TASK BRIEF ▸ For each line in the data below that holds "chart", return a copy.

RAW DATA ▸
§ §

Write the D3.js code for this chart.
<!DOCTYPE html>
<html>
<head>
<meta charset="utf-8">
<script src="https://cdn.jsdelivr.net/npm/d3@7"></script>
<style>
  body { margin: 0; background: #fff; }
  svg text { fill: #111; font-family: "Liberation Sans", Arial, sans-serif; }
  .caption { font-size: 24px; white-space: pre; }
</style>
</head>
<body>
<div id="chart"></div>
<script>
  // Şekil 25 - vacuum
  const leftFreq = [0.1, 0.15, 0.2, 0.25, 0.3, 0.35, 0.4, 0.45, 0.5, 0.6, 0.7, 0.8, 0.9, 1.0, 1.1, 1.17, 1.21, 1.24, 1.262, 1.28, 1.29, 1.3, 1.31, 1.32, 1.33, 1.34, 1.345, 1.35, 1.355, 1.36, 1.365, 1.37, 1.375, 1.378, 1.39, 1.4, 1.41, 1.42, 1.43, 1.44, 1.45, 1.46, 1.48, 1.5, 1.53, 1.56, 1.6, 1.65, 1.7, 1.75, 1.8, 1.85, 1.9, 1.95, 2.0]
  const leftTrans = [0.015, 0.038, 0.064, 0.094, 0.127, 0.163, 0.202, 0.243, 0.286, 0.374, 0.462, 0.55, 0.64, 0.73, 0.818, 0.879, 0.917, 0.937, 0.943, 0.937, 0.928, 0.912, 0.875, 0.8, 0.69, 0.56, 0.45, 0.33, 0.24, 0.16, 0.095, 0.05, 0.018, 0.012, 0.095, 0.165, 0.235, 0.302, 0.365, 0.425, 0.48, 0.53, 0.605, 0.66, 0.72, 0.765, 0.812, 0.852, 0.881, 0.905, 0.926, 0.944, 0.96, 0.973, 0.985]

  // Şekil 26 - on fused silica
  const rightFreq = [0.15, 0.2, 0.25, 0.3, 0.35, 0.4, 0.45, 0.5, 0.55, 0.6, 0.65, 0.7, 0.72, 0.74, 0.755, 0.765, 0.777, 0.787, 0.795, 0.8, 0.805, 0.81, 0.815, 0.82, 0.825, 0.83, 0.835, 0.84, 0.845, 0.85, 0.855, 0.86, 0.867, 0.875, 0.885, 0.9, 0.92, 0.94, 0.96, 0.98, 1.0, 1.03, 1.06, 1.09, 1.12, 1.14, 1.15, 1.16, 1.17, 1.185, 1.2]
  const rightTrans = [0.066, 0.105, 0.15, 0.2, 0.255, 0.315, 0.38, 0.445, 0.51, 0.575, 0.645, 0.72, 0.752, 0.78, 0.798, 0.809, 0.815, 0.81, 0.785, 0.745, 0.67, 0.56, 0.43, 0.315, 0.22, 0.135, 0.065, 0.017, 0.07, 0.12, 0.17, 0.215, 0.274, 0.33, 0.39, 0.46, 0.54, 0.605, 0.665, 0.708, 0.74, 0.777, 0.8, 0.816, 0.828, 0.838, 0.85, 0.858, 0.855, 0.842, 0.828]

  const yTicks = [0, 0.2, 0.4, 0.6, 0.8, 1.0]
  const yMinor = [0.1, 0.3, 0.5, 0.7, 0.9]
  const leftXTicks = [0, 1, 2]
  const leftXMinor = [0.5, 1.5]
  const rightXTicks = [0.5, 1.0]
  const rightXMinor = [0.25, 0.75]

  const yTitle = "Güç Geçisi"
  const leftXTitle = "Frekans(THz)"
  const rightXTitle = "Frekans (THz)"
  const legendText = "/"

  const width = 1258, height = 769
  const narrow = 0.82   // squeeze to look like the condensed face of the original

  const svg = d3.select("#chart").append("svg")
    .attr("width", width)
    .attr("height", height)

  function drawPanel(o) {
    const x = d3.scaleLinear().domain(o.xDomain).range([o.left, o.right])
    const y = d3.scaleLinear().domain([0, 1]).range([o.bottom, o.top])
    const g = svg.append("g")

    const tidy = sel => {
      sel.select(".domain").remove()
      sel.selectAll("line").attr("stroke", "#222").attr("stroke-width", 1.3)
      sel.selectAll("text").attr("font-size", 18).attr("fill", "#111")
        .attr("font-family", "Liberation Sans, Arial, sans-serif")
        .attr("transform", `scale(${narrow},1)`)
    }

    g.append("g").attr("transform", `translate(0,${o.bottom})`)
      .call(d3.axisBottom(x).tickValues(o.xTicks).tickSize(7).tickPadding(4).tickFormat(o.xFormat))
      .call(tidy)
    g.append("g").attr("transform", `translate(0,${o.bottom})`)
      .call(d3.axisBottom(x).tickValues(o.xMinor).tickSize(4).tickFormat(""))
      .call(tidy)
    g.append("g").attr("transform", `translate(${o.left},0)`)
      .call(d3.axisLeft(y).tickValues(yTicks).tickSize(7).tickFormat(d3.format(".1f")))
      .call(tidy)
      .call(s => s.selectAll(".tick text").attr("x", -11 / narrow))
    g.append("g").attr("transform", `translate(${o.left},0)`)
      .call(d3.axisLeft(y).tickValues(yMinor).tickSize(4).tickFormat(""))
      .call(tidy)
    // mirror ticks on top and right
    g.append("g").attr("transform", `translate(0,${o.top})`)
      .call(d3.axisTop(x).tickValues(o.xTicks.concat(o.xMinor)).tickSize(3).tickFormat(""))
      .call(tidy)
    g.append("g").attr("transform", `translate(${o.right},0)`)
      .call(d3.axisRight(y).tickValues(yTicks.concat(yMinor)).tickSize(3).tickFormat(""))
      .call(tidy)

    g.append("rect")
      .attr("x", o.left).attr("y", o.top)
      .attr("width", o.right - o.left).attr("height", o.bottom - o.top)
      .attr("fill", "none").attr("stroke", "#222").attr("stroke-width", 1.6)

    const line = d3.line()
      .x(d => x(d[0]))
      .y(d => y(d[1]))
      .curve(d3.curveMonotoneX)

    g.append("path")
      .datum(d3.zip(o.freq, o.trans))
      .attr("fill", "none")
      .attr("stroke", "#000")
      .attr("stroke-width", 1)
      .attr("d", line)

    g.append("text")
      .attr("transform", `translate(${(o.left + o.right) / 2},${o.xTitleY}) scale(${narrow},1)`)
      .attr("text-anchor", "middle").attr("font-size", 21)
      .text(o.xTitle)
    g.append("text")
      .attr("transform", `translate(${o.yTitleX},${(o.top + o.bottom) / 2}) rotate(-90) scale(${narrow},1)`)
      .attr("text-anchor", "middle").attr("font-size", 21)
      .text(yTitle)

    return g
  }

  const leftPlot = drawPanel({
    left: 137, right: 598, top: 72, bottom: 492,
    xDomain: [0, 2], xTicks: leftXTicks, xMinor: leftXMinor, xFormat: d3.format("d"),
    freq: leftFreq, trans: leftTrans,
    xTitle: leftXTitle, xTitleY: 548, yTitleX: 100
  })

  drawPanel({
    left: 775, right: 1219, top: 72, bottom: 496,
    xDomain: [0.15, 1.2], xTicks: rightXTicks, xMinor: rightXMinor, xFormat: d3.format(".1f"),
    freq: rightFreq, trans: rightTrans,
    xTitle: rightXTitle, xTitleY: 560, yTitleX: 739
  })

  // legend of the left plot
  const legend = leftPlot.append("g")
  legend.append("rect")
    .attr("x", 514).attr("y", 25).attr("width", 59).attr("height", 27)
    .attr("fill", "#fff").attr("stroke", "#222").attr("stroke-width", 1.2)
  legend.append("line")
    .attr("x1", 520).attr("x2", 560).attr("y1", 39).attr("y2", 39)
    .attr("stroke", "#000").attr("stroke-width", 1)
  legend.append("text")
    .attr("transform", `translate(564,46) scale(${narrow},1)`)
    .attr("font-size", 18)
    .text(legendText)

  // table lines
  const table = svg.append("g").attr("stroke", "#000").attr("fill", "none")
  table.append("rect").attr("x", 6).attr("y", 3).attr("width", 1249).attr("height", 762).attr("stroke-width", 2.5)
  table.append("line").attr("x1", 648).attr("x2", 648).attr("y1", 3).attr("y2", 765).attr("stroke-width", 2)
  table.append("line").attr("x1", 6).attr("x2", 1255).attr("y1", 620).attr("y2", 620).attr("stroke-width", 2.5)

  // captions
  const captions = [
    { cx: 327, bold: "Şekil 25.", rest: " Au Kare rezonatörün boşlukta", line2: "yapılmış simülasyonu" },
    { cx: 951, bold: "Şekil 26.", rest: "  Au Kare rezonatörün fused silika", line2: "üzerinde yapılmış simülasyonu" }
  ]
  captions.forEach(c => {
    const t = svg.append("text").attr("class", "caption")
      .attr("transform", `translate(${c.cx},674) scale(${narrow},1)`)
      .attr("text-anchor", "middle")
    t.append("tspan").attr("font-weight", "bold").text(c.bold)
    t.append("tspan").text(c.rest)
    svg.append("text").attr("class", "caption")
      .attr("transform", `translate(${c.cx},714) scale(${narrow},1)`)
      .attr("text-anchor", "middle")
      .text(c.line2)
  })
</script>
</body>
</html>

§ §

EXPECTED ANSWER ▸
Write the D3.js code for this chart.
<div id="chart"></div>
  const svg = d3.select("#chart").append("svg")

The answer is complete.